RAMALLAH – Perdana Menteri Palestina Mohammad Shtayyeh memutuskan mundur dari jabatannya. Ia menginginkan dengan mundur terbentuk konsensus luas di antara Palestina mengenai pengaturan politik menyusul perang Israel di Gaza.
‘’Keputusan untuk mundur datang di tengah eskalasai ri Tepi Barat dan Yerusalem serta perang, genosida, dan kelaparan di Gaza,’’ kata Shtayyeh, yang menyerahkan surat pengunduran dirinya kepada Presiden Otoritas Palestina, Mahmoud Abbas, Senin (26/2/2024).
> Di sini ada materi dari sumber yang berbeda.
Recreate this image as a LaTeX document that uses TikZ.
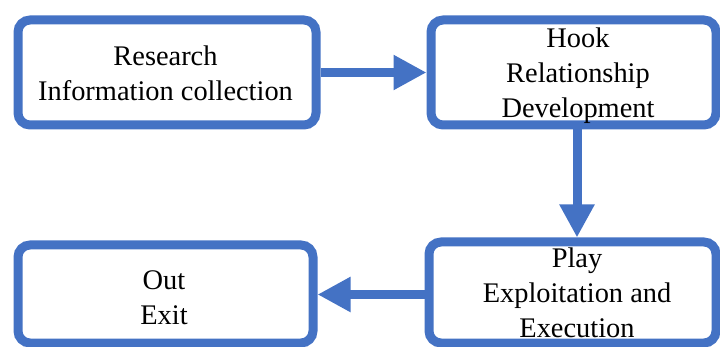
\documentclass[tikz,border=0pt]{standalone}
\usepackage{fontspec}
\setmainfont{Liberation Serif}
\newfontfamily\boxserif{Liberation Serif}
\usetikzlibrary{arrows.meta}
\definecolor{boxblue}{RGB}{68,114,196}
\tikzset{
  flowbox/.style={draw=boxblue, line width=9pt, rounded corners=12pt, rectangle, fill=white},
  flowtxt/.style={align=center, inner sep=0pt, text=black, font=\boxserif\fontsize{28.4}{35}\selectfont},
  flowarr/.style={draw=boxblue, line width=9pt, -{Triangle[length=33pt,width=33pt]}}
}
\begin{document}
\begin{tikzpicture}[x=1pt,y=-1pt]
\useasboundingbox (0,0) rectangle (720,347);
\node[flowbox, minimum width=298pt, minimum height=105pt] (b1) at (167,72.5) {};
\node[flowbox, minimum width=285pt, minimum height=105pt] (b2) at (573.5,72.5) {};
\node[flowbox, minimum width=295pt, minimum height=98pt] (b3) at (165.5,294) {};
\node[flowbox, minimum width=287pt, minimum height=101pt] (b4) at (572.5,292.5) {};
\node[flowtxt] (t1) at (165.5,73) {Research\\Information collection};
\node[flowtxt] (t2) at (578,75.4) {Hook\\Relationship\\Development};
\node[flowtxt] (t3) at (164,298) {Out\\Exit};
\node[flowtxt] (t4) at (577,293) {Play\\Exploitation and\\Execution};
\draw[flowarr] (b1.east) -- (b2.west);
\draw[flowarr] ([xshift=3.5pt]b2.south) -- ([xshift=3.5pt]b2.south |- b4.north);
\draw[flowarr] ([yshift=-2pt]b4.west) -- ([yshift=-2pt]b4.west -| b3.east);
\end{tikzpicture}
\end{document}
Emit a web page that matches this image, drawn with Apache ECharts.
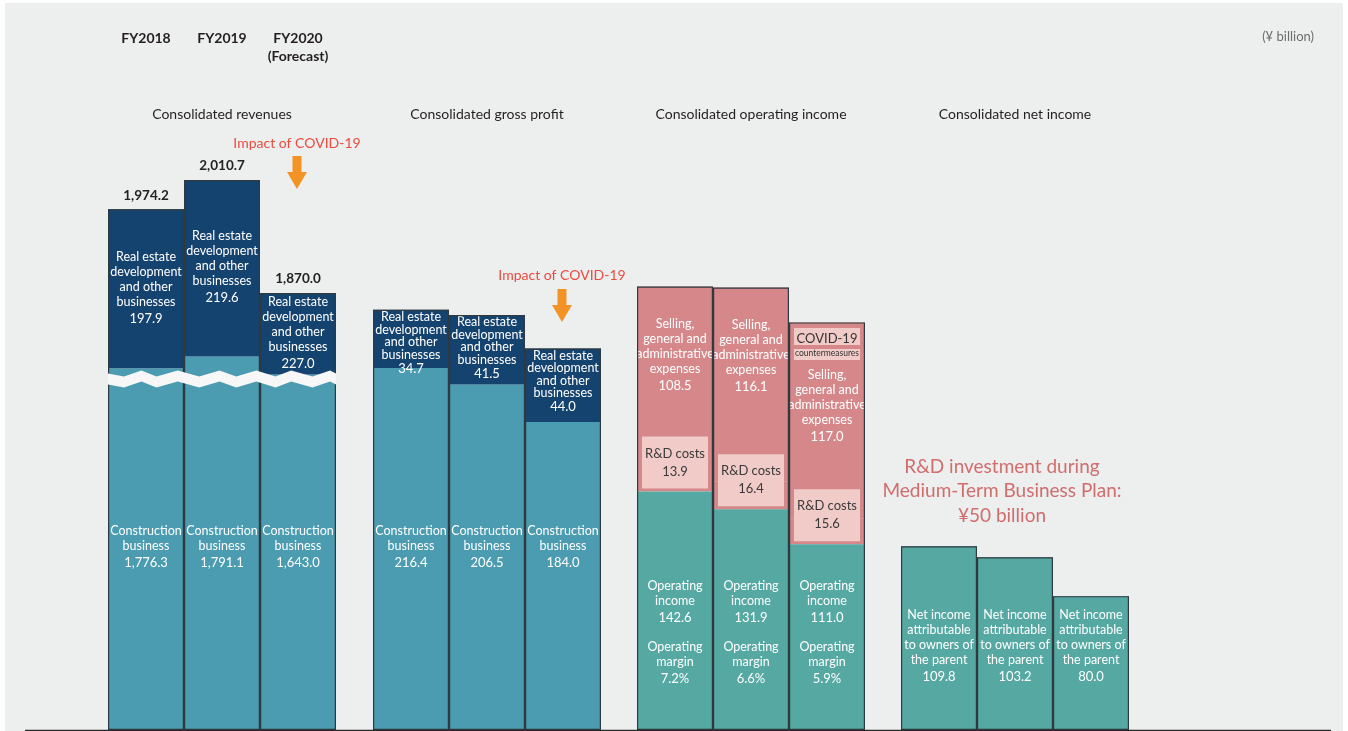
<!DOCTYPE html>
<html>
<head>
<meta charset="utf-8">
<script src="https://cdn.jsdelivr.net/npm/echarts@6.0.0/dist/echarts.min.js"></script>
<style>
  html, body { margin: 0; padding: 0; background: #fff; }
  #panel { position: absolute; left: 5px; top: 3px; width: 1338px; height: 728px; background: #edeeee; }
  #chart { position: absolute; left: 0; top: 0; width: 1348px; height: 731px; }
</style>
</head>
<body>
<div id="panel"></div>
<div id="chart"></div>
<script>
  // ---- data (¥ billion) ----
  var years = ['FY2018', 'FY2019', 'FY2020'];
  var yearNotes = ['', '', '(Forecast)'];
  var groupTitles = ['Consolidated revenues', 'Consolidated gross profit',
    'Consolidated operating income', 'Consolidated net income'];

  var revConstruction = [1776.3, 1791.1, 1643.0];
  var revRealEstate = [197.9, 219.6, 227.0];
  var revTotal = [1974.2, 2010.7, 1870.0];

  var gpConstruction = [216.4, 206.5, 184.0];
  var gpRealEstate = [34.7, 41.5, 44.0];

  var opIncome = [142.6, 131.9, 111.0];
  var opMargin = [7.2, 6.6, 5.9];
  var rdCosts = [13.9, 16.4, 15.6];
  var sgaExpenses = [108.5, 116.1, 117.0];
  var sgaNotes = ['', '', 'COVID-19|countermeasures'];

  var netIncome = [109.8, 103.2, 80.0];

  // ---- styles ----
  var FONT = "Lato, Roboto, sans-serif";
  var NAVY = '#15436f', TEAL = '#4b9bb1', GREEN = '#56a9a2', PINK = '#d5878a', LPINK = '#f0cbc7';
  var EDGE = '#2e3a3f';
  var barLeft = [108, 373, 637, 901];

  function fmt(v) {
    return v.toLocaleString('en-US', {minimumFractionDigits: 1, maximumFractionDigits: 1});
  }
  function add() {
    var arrs = arguments;
    return arrs[0].map(function (x, i) {
      var s = 0;
      for (var k = 0; k < arrs.length; k++) s += arrs[k][i];
      return Math.round(s * 10) / 10;
    });
  }

  var txt = {color: '#fff', fontFamily: FONT, fontSize: 12.5, lineHeight: 15,
    rich: {v: {color: '#fff', fontFamily: FONT, fontSize: 13, lineHeight: 19}}};
  function lbl(pos, dist, head, extra) {
    return Object.assign({
      show: true, position: pos, distance: dist,
      formatter: function (p) { return head + '{v|' + fmt(p.value) + '}'; }
    }, txt, extra || {});
  }

  function seg(gi, stack, data, color, label, z) {
    return {
      type: 'bar', xAxisIndex: gi, yAxisIndex: gi, stack: stack, data: data,
      barCategoryGap: 0, barGap: '-100%', silent: true, z: z || 2,
      itemStyle: {color: color}, label: label
    };
  }
  function outline(gi, data, label) {
    return {
      type: 'bar', xAxisIndex: gi, yAxisIndex: gi, data: data,
      barCategoryGap: 0, barGap: '-100%', silent: true, z: 5,
      itemStyle: {color: 'rgba(0,0,0,0)', borderColor: EDGE, borderWidth: 1.2},
      label: label || {show: false}
    };
  }

  var realEstateHead = 'Real estate\ndevelopment\nand other\nbusinesses\n';

  var series = [
    // consolidated revenues
    seg(0, 'rev', revConstruction, TEAL, lbl('insideBottom', 158, 'Construction\nbusiness\n')),
    seg(0, 'rev', revRealEstate, NAVY, lbl('inside', 0, realEstateHead)),
    outline(0, revTotal, {
      show: true, position: 'top', distance: 7, color: '#222', fontFamily: FONT,
      fontSize: 13.5, fontWeight: 'bold', formatter: function (p) { return fmt(p.value); }
    }),
    // gross profit
    seg(1, 'gp', gpConstruction, TEAL, lbl('insideBottom', 158, 'Construction\nbusiness\n')),
    seg(1, 'gp', gpRealEstate, NAVY, lbl('insideTop', 1, realEstateHead,
      {lineHeight: 12.5, rich: {v: {color: '#fff', fontFamily: FONT, fontSize: 13, lineHeight: 15}}})),
    outline(1, add(gpConstruction, gpRealEstate)),
    // operating income
    seg(2, 'oi', opIncome, GREEN, Object.assign({}, txt, {
      show: true, position: 'insideBottom', distance: 42,
      formatter: function (p) {
        return 'Operating\nincome\n{v|' + fmt(p.value) + '}\n{g| }\nOperating\nmargin\n{v|' +
          opMargin[p.dataIndex].toFixed(1) + '%}';
      },
      rich: {v: txt.rich.v, g: {fontSize: 8, lineHeight: 12}}
    }), 3),
    seg(2, 'oi', rdCosts, PINK, {
      show: true, position: 'insideBottom', distance: 3,
      formatter: function (p) { return 'R&D costs\n' + fmt(p.value); },
      color: '#3a3a3a', fontFamily: FONT, fontSize: 13, lineHeight: 18,
      backgroundColor: LPINK, width: 66, align: 'center', padding: [8, 0, 8, 0]
    }),
    seg(2, 'oi', sgaExpenses.map(function (v, i) {
      return sgaNotes[i] ? {value: v, label: {position: 'insideTop', distance: 3}} : v;
    }), PINK, Object.assign({}, txt, {
      show: true, position: 'insideTop', distance: 30,
      formatter: function (p) {
        var head = '';
        var note = sgaNotes[p.dataIndex];
        if (note) {
          var parts = note.split('|');
          head = '{boxA|' + parts[0] + '}\n{boxB|' + parts[1] + '}\n{g| }\n';
        }
        return head + 'Selling,\ngeneral and\nadministrative\nexpenses\n{v|' + fmt(p.value) + '}';
      },
      rich: {
        v: txt.rich.v,
        g: {fontSize: 6, lineHeight: 6},
        boxA: {width: 66, align: 'center', backgroundColor: LPINK, color: '#333', fontFamily: FONT,
          fontSize: 13, lineHeight: 22, padding: [4, 0, 0, 0]},
        boxB: {width: 66, align: 'center', backgroundColor: LPINK, color: '#333', fontFamily: FONT,
          fontSize: 8.5, lineHeight: 14, padding: [0, 0, 2, 0]}
      }
    })),
    outline(2, add(opIncome, rdCosts, sgaExpenses)),
    // net income
    seg(3, 'ni', netIncome, GREEN, lbl('insideBottom', 44, 'Net income\nattributable\nto owners of\nthe parent\n')),
    outline(3, netIncome)
  ];

  function arrow(cx, top) {
    return {
      type: 'polygon', z: 20,
      shape: {points: [[cx - 4.5, top], [cx + 4.5, top], [cx + 4.5, top + 16], [cx + 10, top + 16],
        [cx, top + 33], [cx - 10, top + 16], [cx - 4.5, top + 16]]},
      style: {fill: '#f39325'}
    };
  }
  function text(x, y, s, style) {
    return {type: 'text', x: x, y: y, z: 20,
      style: Object.assign({text: s, textAlign: 'center', textVerticalAlign: 'middle',
        fill: '#231f20', fontFamily: FONT, fontSize: 14}, style || {})};
  }

  var graphic = [
    {type: 'line', z: 30, shape: {x1: 25, y1: 730.5, x2: 1331, y2: 730.5},
      style: {stroke: '#2a2a2a', lineWidth: 1.5}},
    text(1314, 37, '(¥ billion)', {textAlign: 'right', fill: '#6d6d6d', fontSize: 13}),
    text(297, 143, 'Impact of COVID-19', {fill: '#ec4a3f'}),
    arrow(297, 156),
    text(562, 275, 'Impact of COVID-19', {fill: '#ec4a3f'}),
    arrow(562, 289),
    text(1002, 491, 'R&D investment during\nMedium-Term Business Plan:\n¥50 billion',
      {fill: '#d26d6d', fontSize: 19, lineHeight: 24.5})
  ];
  groupTitles.forEach(function (t, i) {
    graphic.push(text(barLeft[i] + 114, 114, t));
  });

  var chart = echarts.init(document.getElementById('chart'));
  chart.setOption({
    animation: false,
    backgroundColor: 'transparent',
    grid: barLeft.map(function (l, i) {
      return {left: l, width: 228, top: i === 0 ? 180 : 228, bottom: 1};
    }),
    xAxis: barLeft.map(function (l, i) {
      var ax = {type: 'category', gridIndex: i, data: years, show: i === 0,
        axisLine: {show: false}, axisTick: {show: false}};
      if (i === 0) {
        ax.position = 'top';
        ax.offset = 111;
        ax.axisLabel = {interval: 0, margin: 4, color: '#231f20', fontFamily: FONT, fontSize: 14,
          fontWeight: 'bold', lineHeight: 18,
          formatter: function (v, idx) { return v + '\n' + (yearNotes[idx] || ' '); }};
      }
      return ax;
    }),
    yAxis: barLeft.map(function (l, i) {
      var ax = {type: 'value', gridIndex: i, min: 0, max: i === 0 ? 'dataMax' : 300,
        axisLine: {show: false}, axisTick: {show: false}, axisLabel: {show: false},
        splitLine: {show: false}};
      if (i === 0) {
        ax.breaks = [{start: 430, end: 1770, gap: '2%'}];
        ax.breakArea = {show: true, expandOnClick: false, zigzagAmplitude: 3,
          zigzagMinSpan: 14, zigzagMaxSpan: 22,
          itemStyle: {color: '#f7f7f7', borderColor: '#f7f7f7', borderWidth: 0, opacity: 1}};
      }
      return ax;
    }),
    graphic: graphic,
    series: series
  });
</script>
</body>
</html>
Dalam pernyataannya kepada kabinet, Shtayyeh, akademisi yang menjabat sejak 2019, mengatakan langkah selanjutya adalah memberikan perhatian lebih atas kenyataan di Gaza yang selama lima bulan menjadi sasaran Israel.
Menurut dia, tahap berikutnya’’Kita memerlukan pemerintahan dan pengaturan politik yang baru untuk memperhatikan realitas yang ada di Gaza, pembicaraan soal persatuan nasional, dan konsensus di antara orang-orang Palestina.’’
Ia menambahkan,’’Perlu perluasan otoritas yang dimiliki Pemerintah Palestina atas seluruh wilayah Palestina.’’Otoritas Palestina terbentuk 30 tahun lalu berdasarkan Kesepakatan Oslo, yang hanya berkuasa atas beberapa wilayah Tepi Barat secara terbatas.
Mereka kehilangan kekuasaan atas Gaza menyusul kemenangan Hamas dalam pemilu 2007. Fatah yang kini berkuasa di Tepi Barat dan Hamas yang berwenang di Gaza telah beberapa kali berupaya mewujudkan pemerintahan bersatu.
Dalam upaya mewujudkannya kembali, pada Rabu ini, kedua faksi itu akan bertemu di Moskow, Rusia. ‘’Pengunduran diri pemerintahan Shtayyeh masuk akal jika dilakukan dalam konteks menuju konsensus nasional,’’ kata pejabat senior Hamas, Sami Abu Zuhri.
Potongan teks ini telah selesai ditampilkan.